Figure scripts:
★ ★ ★ ★ ★
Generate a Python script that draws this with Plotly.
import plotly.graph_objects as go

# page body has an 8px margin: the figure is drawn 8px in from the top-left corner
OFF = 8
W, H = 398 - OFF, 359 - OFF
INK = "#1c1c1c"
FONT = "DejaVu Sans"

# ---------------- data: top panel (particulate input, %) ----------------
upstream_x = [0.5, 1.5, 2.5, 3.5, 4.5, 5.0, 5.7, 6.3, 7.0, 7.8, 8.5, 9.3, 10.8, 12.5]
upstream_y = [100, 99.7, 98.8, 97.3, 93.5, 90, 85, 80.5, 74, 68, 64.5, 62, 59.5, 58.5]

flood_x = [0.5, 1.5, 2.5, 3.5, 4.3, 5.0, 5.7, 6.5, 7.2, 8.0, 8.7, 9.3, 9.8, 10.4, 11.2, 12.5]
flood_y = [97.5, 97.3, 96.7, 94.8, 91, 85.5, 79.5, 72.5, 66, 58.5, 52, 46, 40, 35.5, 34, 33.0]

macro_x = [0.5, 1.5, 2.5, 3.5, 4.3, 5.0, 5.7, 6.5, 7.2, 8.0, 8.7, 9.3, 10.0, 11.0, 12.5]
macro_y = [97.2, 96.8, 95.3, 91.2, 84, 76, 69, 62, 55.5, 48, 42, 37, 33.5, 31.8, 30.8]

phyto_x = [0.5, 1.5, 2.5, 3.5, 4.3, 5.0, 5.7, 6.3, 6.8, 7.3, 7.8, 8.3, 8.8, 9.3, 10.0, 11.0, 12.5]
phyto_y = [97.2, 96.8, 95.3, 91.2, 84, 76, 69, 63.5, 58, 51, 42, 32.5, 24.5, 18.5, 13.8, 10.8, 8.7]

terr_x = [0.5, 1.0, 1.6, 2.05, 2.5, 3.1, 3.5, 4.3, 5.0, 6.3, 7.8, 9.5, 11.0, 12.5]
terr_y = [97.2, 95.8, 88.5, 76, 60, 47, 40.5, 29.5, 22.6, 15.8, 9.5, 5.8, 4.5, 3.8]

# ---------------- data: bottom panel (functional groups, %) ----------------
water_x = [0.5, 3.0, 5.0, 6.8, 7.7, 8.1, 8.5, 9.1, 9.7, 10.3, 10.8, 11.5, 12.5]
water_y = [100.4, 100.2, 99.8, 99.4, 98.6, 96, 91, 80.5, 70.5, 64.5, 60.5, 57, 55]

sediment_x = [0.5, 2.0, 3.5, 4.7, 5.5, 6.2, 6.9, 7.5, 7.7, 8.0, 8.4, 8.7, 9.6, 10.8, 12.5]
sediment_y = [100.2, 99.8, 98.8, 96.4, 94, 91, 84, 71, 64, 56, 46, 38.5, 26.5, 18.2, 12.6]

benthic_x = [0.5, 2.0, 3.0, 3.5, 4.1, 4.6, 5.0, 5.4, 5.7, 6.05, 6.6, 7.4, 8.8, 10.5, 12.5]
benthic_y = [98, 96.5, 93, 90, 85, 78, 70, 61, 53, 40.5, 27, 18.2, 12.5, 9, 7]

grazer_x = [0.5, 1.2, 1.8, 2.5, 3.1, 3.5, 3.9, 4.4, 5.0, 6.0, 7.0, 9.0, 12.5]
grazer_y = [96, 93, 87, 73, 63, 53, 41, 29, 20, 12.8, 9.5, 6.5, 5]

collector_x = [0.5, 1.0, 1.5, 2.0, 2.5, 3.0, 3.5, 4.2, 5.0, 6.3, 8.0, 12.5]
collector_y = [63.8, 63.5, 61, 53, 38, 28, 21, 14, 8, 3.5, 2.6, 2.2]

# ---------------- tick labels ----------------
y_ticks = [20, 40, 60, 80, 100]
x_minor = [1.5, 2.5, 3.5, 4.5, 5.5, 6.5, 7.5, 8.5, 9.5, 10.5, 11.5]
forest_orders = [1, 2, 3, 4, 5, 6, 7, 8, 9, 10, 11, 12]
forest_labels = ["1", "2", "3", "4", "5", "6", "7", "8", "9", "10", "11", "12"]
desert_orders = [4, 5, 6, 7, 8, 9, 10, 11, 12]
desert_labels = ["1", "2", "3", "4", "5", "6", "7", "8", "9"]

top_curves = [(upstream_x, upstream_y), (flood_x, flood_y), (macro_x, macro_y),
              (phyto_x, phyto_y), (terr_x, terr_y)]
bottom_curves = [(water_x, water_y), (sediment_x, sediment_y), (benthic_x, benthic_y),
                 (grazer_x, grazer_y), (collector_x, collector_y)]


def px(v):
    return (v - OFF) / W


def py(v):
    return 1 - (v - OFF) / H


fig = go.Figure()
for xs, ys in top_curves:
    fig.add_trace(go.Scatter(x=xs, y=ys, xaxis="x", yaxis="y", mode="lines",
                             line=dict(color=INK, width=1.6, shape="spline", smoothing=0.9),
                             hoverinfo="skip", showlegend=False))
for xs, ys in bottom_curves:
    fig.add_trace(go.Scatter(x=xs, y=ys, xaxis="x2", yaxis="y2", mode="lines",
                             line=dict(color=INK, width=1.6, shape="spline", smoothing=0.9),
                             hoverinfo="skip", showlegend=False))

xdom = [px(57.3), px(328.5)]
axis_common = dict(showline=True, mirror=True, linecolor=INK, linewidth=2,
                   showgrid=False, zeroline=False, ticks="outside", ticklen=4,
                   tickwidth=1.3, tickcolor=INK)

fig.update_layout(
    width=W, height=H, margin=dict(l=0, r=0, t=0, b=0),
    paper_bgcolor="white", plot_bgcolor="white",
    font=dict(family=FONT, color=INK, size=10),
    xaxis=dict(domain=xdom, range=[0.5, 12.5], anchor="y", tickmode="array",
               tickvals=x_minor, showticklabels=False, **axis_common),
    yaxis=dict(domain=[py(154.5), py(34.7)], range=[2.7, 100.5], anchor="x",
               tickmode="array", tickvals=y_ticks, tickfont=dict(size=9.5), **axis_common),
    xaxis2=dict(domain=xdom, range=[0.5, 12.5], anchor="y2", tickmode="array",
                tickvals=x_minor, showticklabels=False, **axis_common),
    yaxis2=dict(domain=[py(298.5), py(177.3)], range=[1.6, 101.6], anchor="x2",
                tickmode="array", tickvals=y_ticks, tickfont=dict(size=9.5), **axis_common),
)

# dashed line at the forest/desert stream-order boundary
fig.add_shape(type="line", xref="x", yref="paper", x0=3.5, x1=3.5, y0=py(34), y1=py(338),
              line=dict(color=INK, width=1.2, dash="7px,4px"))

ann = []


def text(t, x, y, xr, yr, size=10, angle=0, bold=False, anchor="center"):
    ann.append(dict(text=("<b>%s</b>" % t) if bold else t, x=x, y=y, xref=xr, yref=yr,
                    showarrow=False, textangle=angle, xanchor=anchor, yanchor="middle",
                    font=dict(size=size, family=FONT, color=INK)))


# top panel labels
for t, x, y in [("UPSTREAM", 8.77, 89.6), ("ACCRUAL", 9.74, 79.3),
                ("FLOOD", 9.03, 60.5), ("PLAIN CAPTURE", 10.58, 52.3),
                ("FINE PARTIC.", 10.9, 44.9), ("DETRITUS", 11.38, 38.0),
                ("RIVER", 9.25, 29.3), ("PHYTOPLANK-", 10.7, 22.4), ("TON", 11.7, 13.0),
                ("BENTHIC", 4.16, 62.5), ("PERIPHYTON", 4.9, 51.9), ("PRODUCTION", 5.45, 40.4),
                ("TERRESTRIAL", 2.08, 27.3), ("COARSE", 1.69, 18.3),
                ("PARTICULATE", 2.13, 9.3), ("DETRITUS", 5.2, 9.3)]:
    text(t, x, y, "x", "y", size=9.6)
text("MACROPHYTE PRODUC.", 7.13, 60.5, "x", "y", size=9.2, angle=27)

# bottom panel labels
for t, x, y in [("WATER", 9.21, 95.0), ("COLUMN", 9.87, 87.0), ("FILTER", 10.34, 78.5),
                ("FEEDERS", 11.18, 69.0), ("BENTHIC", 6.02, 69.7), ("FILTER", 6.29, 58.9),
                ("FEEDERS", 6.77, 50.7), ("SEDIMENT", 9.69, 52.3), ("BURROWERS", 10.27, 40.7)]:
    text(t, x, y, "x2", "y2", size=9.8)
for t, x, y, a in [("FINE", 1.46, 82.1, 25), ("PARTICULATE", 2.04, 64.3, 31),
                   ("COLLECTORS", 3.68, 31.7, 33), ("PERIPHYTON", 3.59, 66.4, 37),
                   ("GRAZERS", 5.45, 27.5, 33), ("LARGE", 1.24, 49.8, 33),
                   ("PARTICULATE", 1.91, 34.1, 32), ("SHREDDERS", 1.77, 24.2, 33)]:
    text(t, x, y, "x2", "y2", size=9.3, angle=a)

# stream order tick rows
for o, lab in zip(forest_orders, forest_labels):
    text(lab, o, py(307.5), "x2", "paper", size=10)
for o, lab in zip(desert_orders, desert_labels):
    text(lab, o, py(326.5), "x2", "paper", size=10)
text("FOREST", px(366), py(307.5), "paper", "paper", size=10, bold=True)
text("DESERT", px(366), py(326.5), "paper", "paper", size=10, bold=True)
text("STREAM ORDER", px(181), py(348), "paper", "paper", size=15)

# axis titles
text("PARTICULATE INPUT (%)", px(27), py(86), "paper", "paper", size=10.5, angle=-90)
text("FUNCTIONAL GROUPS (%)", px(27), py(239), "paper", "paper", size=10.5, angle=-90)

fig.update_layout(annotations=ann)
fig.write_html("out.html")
★ ★ ★ ★ ★
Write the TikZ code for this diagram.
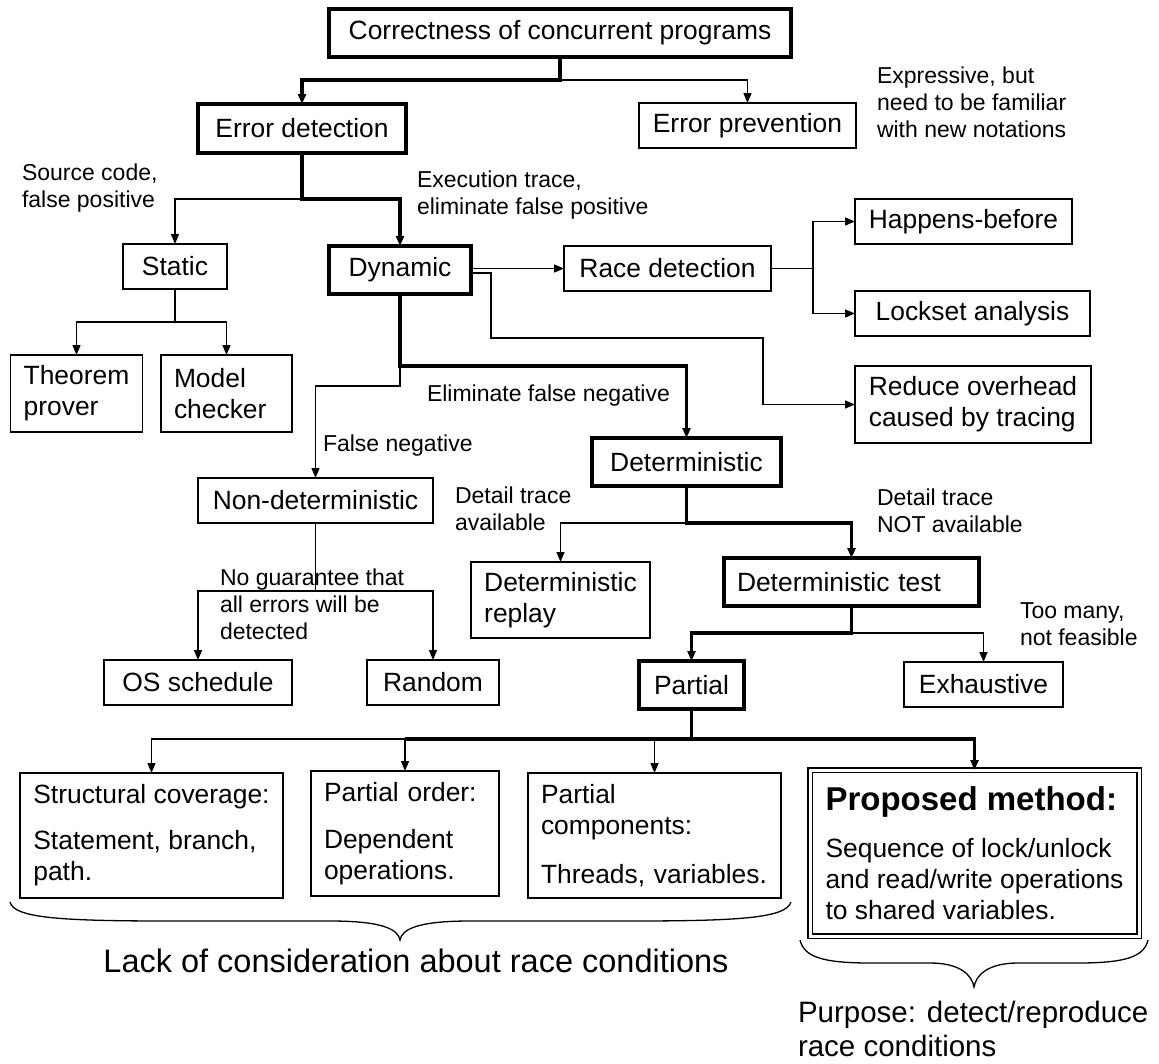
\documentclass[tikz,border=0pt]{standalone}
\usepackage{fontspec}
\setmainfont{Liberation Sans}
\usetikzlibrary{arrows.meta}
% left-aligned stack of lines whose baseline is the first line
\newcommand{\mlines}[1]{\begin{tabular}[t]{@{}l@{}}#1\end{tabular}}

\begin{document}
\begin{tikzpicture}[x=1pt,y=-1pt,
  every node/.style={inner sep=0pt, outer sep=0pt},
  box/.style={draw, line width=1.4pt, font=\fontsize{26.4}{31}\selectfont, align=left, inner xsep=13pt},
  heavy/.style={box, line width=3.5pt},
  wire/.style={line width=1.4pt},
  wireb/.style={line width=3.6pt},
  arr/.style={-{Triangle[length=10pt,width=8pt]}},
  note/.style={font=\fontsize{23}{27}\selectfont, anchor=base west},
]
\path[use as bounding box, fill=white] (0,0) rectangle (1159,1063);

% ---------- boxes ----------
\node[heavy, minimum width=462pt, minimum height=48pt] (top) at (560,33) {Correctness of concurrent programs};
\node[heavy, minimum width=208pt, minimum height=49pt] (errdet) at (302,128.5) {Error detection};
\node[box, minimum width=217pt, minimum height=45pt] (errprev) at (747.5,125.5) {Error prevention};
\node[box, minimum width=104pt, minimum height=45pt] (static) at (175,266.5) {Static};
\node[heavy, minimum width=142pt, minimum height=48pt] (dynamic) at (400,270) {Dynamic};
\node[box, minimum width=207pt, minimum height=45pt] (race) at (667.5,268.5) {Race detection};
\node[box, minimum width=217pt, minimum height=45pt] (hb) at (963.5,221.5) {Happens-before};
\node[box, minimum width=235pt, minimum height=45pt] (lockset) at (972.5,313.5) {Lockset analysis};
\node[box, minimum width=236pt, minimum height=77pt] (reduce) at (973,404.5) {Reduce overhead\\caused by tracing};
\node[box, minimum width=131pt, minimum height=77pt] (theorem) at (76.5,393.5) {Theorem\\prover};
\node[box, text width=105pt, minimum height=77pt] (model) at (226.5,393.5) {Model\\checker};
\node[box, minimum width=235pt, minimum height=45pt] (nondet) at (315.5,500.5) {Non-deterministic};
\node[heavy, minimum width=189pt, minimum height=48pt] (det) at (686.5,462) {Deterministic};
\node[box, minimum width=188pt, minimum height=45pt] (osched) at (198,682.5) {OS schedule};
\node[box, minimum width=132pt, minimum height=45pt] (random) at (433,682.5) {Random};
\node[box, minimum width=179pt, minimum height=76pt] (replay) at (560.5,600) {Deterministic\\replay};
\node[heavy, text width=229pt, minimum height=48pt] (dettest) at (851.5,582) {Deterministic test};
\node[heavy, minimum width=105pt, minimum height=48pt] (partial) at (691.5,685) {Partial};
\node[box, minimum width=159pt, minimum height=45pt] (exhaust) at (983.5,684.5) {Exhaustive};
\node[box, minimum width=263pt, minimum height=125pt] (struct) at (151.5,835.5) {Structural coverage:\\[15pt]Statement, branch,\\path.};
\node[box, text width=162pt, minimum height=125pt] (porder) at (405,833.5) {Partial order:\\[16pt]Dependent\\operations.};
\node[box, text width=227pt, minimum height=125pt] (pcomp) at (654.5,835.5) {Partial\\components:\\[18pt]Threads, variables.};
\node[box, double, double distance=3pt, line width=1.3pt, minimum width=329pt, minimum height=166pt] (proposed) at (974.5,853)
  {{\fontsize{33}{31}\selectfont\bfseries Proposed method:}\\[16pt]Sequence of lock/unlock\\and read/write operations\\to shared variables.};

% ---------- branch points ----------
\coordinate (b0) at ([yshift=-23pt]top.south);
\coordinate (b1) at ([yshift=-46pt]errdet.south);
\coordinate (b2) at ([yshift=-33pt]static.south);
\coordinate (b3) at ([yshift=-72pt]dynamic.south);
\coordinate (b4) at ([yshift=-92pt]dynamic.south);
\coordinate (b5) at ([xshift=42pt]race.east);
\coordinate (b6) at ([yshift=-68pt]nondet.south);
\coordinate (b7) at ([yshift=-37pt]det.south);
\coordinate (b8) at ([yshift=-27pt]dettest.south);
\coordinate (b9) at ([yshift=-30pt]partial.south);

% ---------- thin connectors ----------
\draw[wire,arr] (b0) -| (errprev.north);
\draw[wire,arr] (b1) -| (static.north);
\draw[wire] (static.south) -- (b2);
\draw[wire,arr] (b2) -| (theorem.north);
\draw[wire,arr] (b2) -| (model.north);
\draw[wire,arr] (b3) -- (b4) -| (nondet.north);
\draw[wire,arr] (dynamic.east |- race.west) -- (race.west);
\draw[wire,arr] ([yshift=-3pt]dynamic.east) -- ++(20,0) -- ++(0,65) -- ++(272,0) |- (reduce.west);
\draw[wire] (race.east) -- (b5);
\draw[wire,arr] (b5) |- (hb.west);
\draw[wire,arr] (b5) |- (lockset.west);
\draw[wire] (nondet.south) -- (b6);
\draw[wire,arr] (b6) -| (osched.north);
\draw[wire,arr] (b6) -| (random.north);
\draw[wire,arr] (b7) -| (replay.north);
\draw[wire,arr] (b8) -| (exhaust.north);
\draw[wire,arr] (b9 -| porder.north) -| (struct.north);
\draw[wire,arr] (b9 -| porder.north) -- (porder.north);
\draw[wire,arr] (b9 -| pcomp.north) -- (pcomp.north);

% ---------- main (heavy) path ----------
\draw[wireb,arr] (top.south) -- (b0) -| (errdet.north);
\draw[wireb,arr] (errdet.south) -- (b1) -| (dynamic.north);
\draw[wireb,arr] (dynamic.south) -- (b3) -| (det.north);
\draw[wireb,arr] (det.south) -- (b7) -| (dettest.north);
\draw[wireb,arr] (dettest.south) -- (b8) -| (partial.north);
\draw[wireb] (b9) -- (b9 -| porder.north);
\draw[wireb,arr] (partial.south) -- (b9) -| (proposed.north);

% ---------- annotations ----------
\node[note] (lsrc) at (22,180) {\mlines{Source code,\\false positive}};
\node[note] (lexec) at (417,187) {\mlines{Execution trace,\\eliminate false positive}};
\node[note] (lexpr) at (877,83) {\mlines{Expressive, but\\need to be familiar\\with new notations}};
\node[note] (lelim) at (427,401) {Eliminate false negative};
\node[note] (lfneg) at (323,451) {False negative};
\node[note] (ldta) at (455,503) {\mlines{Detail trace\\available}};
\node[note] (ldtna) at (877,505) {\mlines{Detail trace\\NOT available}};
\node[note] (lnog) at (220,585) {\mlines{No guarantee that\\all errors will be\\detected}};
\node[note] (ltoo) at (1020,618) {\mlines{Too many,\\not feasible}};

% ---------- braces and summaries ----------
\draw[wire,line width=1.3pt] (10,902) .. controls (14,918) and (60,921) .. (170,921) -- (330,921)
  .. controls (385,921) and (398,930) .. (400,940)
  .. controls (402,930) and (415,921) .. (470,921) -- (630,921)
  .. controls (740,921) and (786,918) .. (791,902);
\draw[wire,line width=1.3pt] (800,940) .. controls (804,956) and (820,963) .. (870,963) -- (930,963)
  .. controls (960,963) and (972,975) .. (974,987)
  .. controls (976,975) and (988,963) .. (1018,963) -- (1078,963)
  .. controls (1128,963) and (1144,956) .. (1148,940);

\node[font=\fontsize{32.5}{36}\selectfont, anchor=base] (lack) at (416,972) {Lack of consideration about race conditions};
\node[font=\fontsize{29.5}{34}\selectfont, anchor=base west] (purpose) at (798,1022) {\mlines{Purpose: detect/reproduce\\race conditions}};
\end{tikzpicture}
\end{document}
★ ★ ★ ★ ★
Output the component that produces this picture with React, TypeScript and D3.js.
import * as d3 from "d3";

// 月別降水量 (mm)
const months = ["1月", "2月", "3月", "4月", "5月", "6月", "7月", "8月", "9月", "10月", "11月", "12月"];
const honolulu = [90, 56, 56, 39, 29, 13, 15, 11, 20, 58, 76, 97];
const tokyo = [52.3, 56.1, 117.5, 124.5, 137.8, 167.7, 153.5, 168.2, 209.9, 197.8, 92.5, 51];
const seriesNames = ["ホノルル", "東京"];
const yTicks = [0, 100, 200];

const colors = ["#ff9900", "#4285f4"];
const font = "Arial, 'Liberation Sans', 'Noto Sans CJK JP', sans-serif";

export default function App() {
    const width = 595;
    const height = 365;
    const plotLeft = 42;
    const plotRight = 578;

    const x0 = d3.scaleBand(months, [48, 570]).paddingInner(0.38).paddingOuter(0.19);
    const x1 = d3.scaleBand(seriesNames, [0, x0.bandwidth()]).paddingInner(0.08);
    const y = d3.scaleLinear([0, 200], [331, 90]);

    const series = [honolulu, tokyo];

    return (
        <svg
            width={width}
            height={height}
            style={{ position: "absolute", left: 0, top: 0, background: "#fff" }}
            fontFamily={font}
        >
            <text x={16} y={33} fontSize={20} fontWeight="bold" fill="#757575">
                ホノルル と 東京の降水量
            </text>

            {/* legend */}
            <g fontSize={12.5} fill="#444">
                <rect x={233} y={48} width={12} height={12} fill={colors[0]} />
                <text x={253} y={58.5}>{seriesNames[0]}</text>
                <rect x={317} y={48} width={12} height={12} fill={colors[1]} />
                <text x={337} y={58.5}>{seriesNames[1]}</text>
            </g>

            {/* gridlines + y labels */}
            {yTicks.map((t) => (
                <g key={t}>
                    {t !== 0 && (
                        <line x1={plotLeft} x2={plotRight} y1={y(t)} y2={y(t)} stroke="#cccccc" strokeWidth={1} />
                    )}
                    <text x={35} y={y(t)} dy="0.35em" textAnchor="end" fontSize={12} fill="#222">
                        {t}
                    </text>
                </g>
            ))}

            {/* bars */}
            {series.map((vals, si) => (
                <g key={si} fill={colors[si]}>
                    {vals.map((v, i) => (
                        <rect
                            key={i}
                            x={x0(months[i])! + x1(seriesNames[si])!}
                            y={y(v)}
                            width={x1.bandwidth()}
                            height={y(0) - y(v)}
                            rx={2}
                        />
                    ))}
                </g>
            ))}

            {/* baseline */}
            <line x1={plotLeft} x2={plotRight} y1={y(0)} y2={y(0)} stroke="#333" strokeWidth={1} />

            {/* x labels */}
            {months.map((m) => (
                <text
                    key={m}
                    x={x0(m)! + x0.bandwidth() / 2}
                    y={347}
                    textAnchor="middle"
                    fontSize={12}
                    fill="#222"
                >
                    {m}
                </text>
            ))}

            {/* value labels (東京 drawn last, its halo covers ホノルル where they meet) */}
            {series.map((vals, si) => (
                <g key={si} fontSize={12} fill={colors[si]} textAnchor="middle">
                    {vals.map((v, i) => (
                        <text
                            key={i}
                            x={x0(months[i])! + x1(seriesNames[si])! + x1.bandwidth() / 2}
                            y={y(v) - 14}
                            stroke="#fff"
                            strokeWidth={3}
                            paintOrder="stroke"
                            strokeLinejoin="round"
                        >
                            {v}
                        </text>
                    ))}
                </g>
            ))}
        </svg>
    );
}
★ ★ ★ ★ ★
■ What is asked ■
Retype exactly the lines from the one with "Write the TikZ code for this diagram." through the one with "(0,0) rectangle (1159,1063);", both included, and nothing else; leave out the pictures.

■ Answer to the task ■
Write the TikZ code for this diagram.
\documentclass[tikz,border=0pt]{standalone}
\usepackage{fontspec}
\setmainfont{Liberation Sans}
\usetikzlibrary{arrows.meta}
% left-aligned stack of lines whose baseline is the first line
\newcommand{\mlines}[1]{\begin{tabular}[t]{@{}l@{}}#1\end{tabular}}

\begin{document}
\begin{tikzpicture}[x=1pt,y=-1pt,
  every node/.style={inner sep=0pt, outer sep=0pt},
  box/.style={draw, line width=1.4pt, font=\fontsize{26.4}{31}\selectfont, align=left, inner xsep=13pt},
  heavy/.style={box, line width=3.5pt},
  wire/.style={line width=1.4pt},
  wireb/.style={line width=3.6pt},
  arr/.style={-{Triangle[length=10pt,width=8pt]}},
  note/.style={font=\fontsize{23}{27}\selectfont, anchor=base west},
]
\path[use as bounding box, fill=white] (0,0) rectangle (1159,1063);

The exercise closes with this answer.